Hi everyone and future me,
Just a quick update so that I will be able to look back at how I've been doing. Since my last post, I made it to 65 days which ended in January. Then I had the worst 4 months in my recallable history. In that time, I totaled probably less than 15 days sober. Most of the time I wasn't even trying. Right now I'm just trying to figure out how to want to try but it's not going well.
I'm so depressed, that I just don't care if I'm sober or not. I just don't care if I go to minyan, learn, do chessed etc. And as long as that remains the case, there is nothing that I or anyone else can do for me. I haven't been to Shacharis in a week, even missing Shacharis on Shabbos.
Tonight by Ma'ariv I realized that I do recall a time, which feels like ages ago, when I was happy and didn't want to just die. (Don't worry, I'm not suicidal!

I just wouldn't have to worry about
living if I wasn't alive.) I started reading back through my posts to see what I sounded like back then. Is it worth my trying to attain that feeling again?
I called into Shlomo's night call last week one day, but it didn't really help much. But again it's because I'm not really trying.
I was listening to some of The Shmuz the last 2 weeks. I spoke with Positivity on the phone and he recommended
#222- Dealing with Failure. Like always it was great. However, I'm still not sure how to balance the conflicting parts. (Sorry for not being more specific, but I can't really distill a 45 minute Shmuz to fit even into one of my massive posts. But feel free to listen to it
here.) Then last week I listened to
#176 - Tshuvah Shmuz 5769 - A Diamond with a Flaw. I've heard that one before but it finally began to sink in what he means. He was talking to me. I've let this thing grow into the only part of my life that matters, to the point that because I've been acting out, I've dropped my chavrussas, Shacharis with a minyan, keeping up with Daf Yomi, etc. I've let this be the thing which makes or breaks my life and that is not good. While I can/should spend lots of time working on it, if I fail, I must realize that I can't let it ruin my spirit, which is exactly what I've let it do.

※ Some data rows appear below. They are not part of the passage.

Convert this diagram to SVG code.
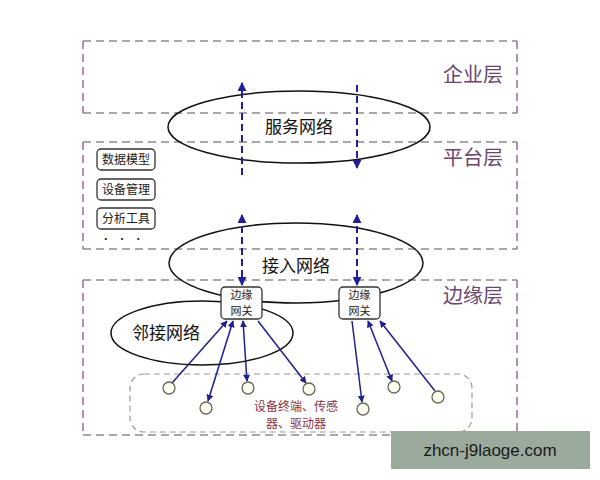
<svg xmlns="http://www.w3.org/2000/svg" width="600" height="480" viewBox="0 0 600 480">
<defs>
<marker id="ah" viewBox="0 0 10 10" refX="9" refY="5" markerWidth="7" markerHeight="7" markerUnits="userSpaceOnUse" orient="auto-start-reverse">
<path d="M0,0 L10,5 L0,10 z" fill="#1f1f8f"/>
</marker>
<marker id="ahd" viewBox="0 0 10 10" refX="9" refY="5" markerWidth="9" markerHeight="9" markerUnits="userSpaceOnUse" orient="auto-start-reverse">
<path d="M0,0 L10,5 L0,10 z" fill="#1f1f99"/>
</marker>
</defs>
<style>
.hb{stroke:#8e8a90;stroke-width:1.5;stroke-dasharray:8,5;fill:none}
.vb{stroke:#9a6aa0;stroke-width:1.5;stroke-dasharray:8,5;fill:none}
.lay{font-family:"Noto Sans CJK SC",sans-serif;font-size:20px;fill:#6a466e;text-anchor:end}
.ell{fill:none;stroke:#111;stroke-width:1.5}
.big{font-family:"Noto Sans CJK SC",sans-serif;font-size:17px;fill:#111;text-anchor:middle}
.box{fill:#fff;stroke:#333;stroke-width:1.3}
.sm{font-family:"Noto Sans CJK SC",sans-serif;font-size:12px;fill:#222;text-anchor:middle}
.gw{font-family:"Noto Sans CJK SC",sans-serif;font-size:11px;fill:#222;text-anchor:middle}
.dv{stroke:#1f1f99;stroke-width:2;stroke-dasharray:7,4;fill:none}
.sv{stroke:#1f1f8f;stroke-width:1.5;fill:none}
.dev{fill:#fffdf0;stroke:#666655;stroke-width:1.3}
.devt{font-family:"Noto Sans CJK SC",sans-serif;font-size:12px;fill:#8b3344;text-anchor:middle}
</style>
<rect width="600" height="480" fill="#fff"/>
<g id="layer-enterprise">
<path class="hb" d="M83,41 H517 M83,113 H517"/>
<path class="vb" d="M83,41 V113 M517,41 V113"/>
<text class="lay" x="503" y="82">企业层</text>
</g>
<g id="layer-platform">
<path class="hb" d="M83,142 H517 M83,249 H517"/>
<path class="vb" d="M83,142 V249 M517,142 V249"/>
<text class="lay" x="503" y="165">平台层</text>
</g>
<g id="layer-edge">
<path class="hb" d="M83,280 H517 M83,435 H517"/>
<path class="vb" d="M83,280 V435 M517,280 V435"/>
<text class="lay" x="503" y="303">边缘层</text>
</g>
<g id="devices-area">
<rect x="130" y="374" width="342" height="58" rx="14" fill="none" stroke="#999" stroke-width="1.2" stroke-dasharray="6,4"/>
<text class="devt" x="296" y="411">设备终端、传感</text>
<text class="devt" x="296" y="428">器、驱动器</text>
</g>
<g id="service-network">
<ellipse class="ell" cx="299" cy="127" rx="131" ry="36"/>
<text class="big" x="299" y="133">服务网络</text>
</g>
<g id="access-network">
<ellipse class="ell" cx="296" cy="263" rx="127" ry="40"/>
<text class="big" x="296" y="272">接入网络</text>
</g>
<g id="neighbor-network">
<ellipse class="ell" cx="202" cy="333" rx="91" ry="32"/>
<text class="big" x="166" y="339">邻接网络</text>
</g>
<g id="platform-tools">
<rect class="box" x="97" y="149" width="58" height="21" rx="4"/>
<text class="sm" x="126" y="164">数据模型</text>
<rect class="box" x="97" y="179" width="58" height="21" rx="4"/>
<text class="sm" x="126" y="194">设备管理</text>
<rect class="box" x="97" y="208" width="58" height="21" rx="4"/>
<text class="sm" x="126" y="223">分析工具</text>
<text class="sm" x="123" y="243" style="font-size:10px;letter-spacing:2px">· · ·</text>
</g>
<g id="connectors">
<line class="dv" x1="242" y1="175" x2="242" y2="83" marker-end="url(#ahd)"/>
<line class="dv" x1="357" y1="85" x2="357" y2="168" marker-end="url(#ahd)"/>
<line class="dv" x1="242" y1="215" x2="242" y2="285" marker-start="url(#ahd)" marker-end="url(#ahd)"/>
<line class="dv" x1="357" y1="215" x2="357" y2="285" marker-start="url(#ahd)" marker-end="url(#ahd)"/>
<line class="sv" x1="172" y1="383" x2="227" y2="321" marker-end="url(#ah)"/>
<line class="sv" x1="208" y1="401" x2="233" y2="321" marker-start="url(#ah)" marker-end="url(#ah)"/>
<line class="sv" x1="247" y1="381" x2="243" y2="321" marker-start="url(#ah)" marker-end="url(#ah)"/>
<line class="sv" x1="258" y1="321" x2="306" y2="383" marker-end="url(#ah)"/>
<line class="sv" x1="352" y1="321" x2="362" y2="402" marker-end="url(#ah)"/>
<line class="sv" x1="392" y1="381" x2="368" y2="321" marker-start="url(#ah)" marker-end="url(#ah)"/>
<line class="sv" x1="435" y1="391" x2="380" y2="321" marker-end="url(#ah)"/>
</g>
<g id="gateway-left">
<rect class="box" x="221" y="287" width="41" height="32" rx="4"/>
<text class="gw" x="241.5" y="299">边缘</text>
<text class="gw" x="241.5" y="315">网关</text>
</g>
<g id="gateway-right">
<rect class="box" x="339" y="287" width="41" height="32" rx="4"/>
<text class="gw" x="359.5" y="299">边缘</text>
<text class="gw" x="359.5" y="315">网关</text>
</g>
<g id="devices">
<circle class="dev" cx="169" cy="388" r="6"/>
<circle class="dev" cx="206" cy="408" r="6"/>
<circle class="dev" cx="248" cy="388" r="6"/>
<circle class="dev" cx="309" cy="389" r="6"/>
<circle class="dev" cx="363" cy="409" r="6"/>
<circle class="dev" cx="394" cy="387" r="6"/>
<circle class="dev" cx="438" cy="397" r="6"/>
</g>
<g id="watermark">
<rect x="391" y="431" width="199" height="38" fill="#9aab9d"/>
<text x="490" y="456" font-family="Liberation Sans, Arial, sans-serif" font-size="17" fill="#1a1a1a" text-anchor="middle">zhcn-j9laoge.com</text>
</g>
</svg>
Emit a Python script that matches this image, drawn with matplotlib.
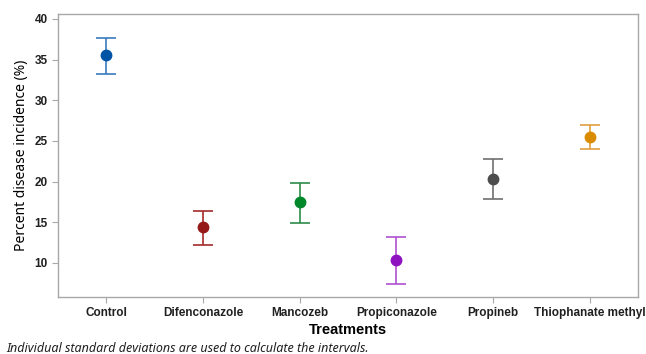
import matplotlib
matplotlib.use("Agg")
import matplotlib.pyplot as plt

treatments = ["Control", "Difenconazole", "Mancozeb", "Propiconazole", "Propineb", "Thiophanate methyl"]
means = [35.5, 14.35, 17.45, 10.35, 20.3, 25.5]
upper = [37.7, 16.4, 19.85, 13.15, 22.8, 27.0]
lower = [33.2, 12.25, 14.9, 7.45, 17.8, 23.95]
point_colors = ["#0054A6", "#951919", "#00882B", "#8E12C0", "#4D4D4D", "#D98C00"]
bar_colors = ["#3A7BC0", "#A52A2A", "#2E8B4A", "#B050D0", "#707070", "#E0A040"]
yticks = [10, 15, 20, 25, 30, 35, 40]

plt.rcParams['font.family'] = ['Noto Sans', 'DejaVu Sans']
bold_font = ['Liberation Sans', 'DejaVu Sans']

fig = plt.figure(figsize=(6.46, 3.54), dpi=100)
ax = fig.add_axes([0.0898, 0.161, 0.8978, 0.7995])

x = list(range(len(treatments)))
for i in x:
    ax.errorbar([i], [means[i]],
                yerr=[[means[i] - lower[i]], [upper[i] - means[i]]],
                fmt='none', ecolor=bar_colors[i], elinewidth=1.2, capsize=7.5, capthick=1.2, zorder=2)
    ax.plot([i], [means[i]], 'o', color=point_colors[i], markersize=7.5, zorder=3)

ax.set_xlim(-0.5, 5.5)
ax.set_ylim(5.8, 40.6)
ax.set_xticks(x)
ax.set_xticklabels(treatments, fontsize=8.5, fontweight='bold', family=bold_font)
ax.set_yticks(yticks)
ax.set_yticklabels([str(t) for t in yticks], fontsize=8.5, fontweight='bold', family=bold_font)
for s in ax.spines.values():
    s.set_color('#a8a8a8')
    s.set_linewidth(1.0)
ax.tick_params(axis='both', colors='#a8a8a8', labelcolor='#202020', length=4, width=0.8)
ax.tick_params(axis='x', pad=3)
ax.set_xlabel("Treatments", fontsize=10.5, fontweight='bold', family=bold_font, labelpad=3)
ax.set_ylabel("Percent disease incidence (%)", fontsize=10, labelpad=4)

fig.text(0.01, 0.005, "Individual standard deviations are used to calculate the intervals.",
         fontsize=9, style='italic', color='#202020')

fig.savefig("out.png", dpi=100)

So, now what? I don't know. Last night I sat in Shul after the Seuda and I almost even managed to cry. For years now I've said that I don't have any tears left, but last night I almost proved myself wrong. I asked Hashem, "Where to do I go from here? What do I do?". I didn't hear an answer right away but I hope to listen more closely now and IY"H I will hear one.
One last thought. Friday afternoon I was reading some old threads that I haven't been keeping up on down here in my ditch. I came across a really nice post that I wrote and had completely forgotten about. You can read the whole thing
there but here is my favorite part which I think is very relevant to us all:
needtoquit wrote:
...
My addiction provided the "perfect answer", "Just lust a little and watch porn and masturbate once and all will be well." We all know that it doesn't help but it sounds so good when we hear it, the first time, the second time, and every time. In the last 2 weeks I had the opportunity

to again remind myself why I shouldn't listen to that voice. The reason why is because the word "once" isn't in the addicts dictionary and when it starts it doesn't end well or easily. And since I'm an addict I made a complete mess out of 2 weeks of my precious life.
So, take it from someone on the other side of the fence, "It doesn't pay to fall." No, I didn't mean myself. Why should you believe me, an anonymous poster on the internet? ... Rather, take it from yourself. Go back over your posts just prior and after your previous falls, and remind yourself why you are here and why you need to stay here. I wish I had done that last week.
Would it have helped me? Will it help you? I don't know but we have only ourselves to blame if we don't try. And then after we've tried, we must turn to Hashem and beg him for help like a son begs his father with the full belief that he can help.
Hatzlacha and remember why you're here,
NeedToQuit
Sorry for the out of order rambling but I just wanted to get this out however it flowed so I don't miss the opportunity.